Tuesday 12, February 2019
(Bloomberg) --Ghana’s central bank has room for another interest-rate cut as early as next month, according to a member of the Monetary Policy Committee.
Following an unexpected reduction in the key rate in January, further loosening in March “could be a possibility” if inflation trends downward, said Philip Abradu-Otoo, who is also the head of research at the Bank of Ghana.
The central bank is “fairly confident that inflation will behave,” Abradu-Otoo said Friday in an interview in the capital, Accra. “Our forecast did not show any shift and the shocks that are coming are not materially shifting” the inflation outlook, he said.
While inflation has been inside the central bank’s target band for nine months, it still hovers close to the 10 per cent upper end of the range.

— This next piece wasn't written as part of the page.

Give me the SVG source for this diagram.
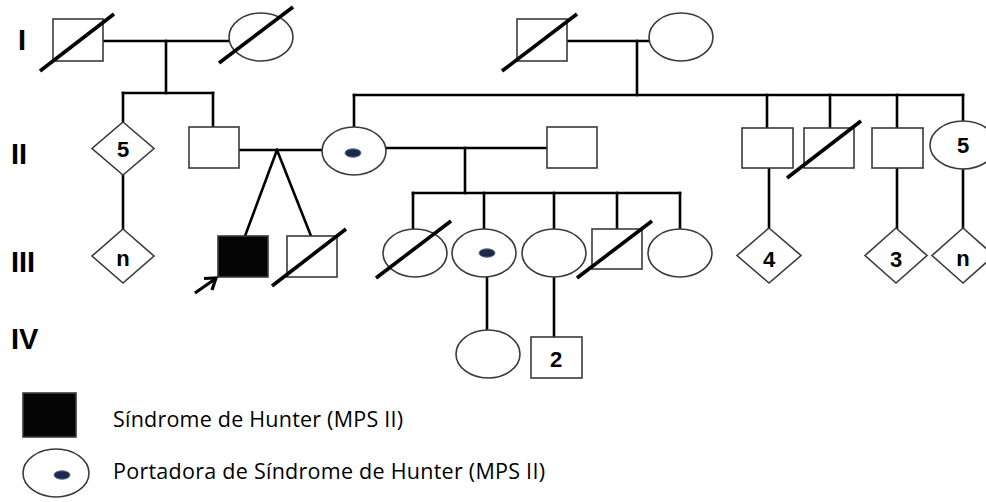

Ghana had scope for a rate cut in the November, but the MPC was concerned about trade tensions, global inflation pressures and financial-market volatility, Abradu-Otoo said. These risks, and concerns about the US Federal Reserve’s rate increases, had subsided by January, he said.
Ghana is nearing the end of an almost $1-billion programme with the International Monetary Fund. The zero-financing agreement with the lender, under which the central bank stopped funding the budget deficit, helped to bring inflation down to 9.4 per cent in December from a record 19.2 per cent in 2016, Abradu-Otoo said. The accord has been extended until 2020, he
West Africa’s second-largest economy faces a test to maintain economic gains and fiscal discipline after the bailout programme ends in April. The Financial Stability Advisory Council that the government has established will improve policy coordination, according to Stephen Opata, an MPC member and the central bank’s head of financial markets.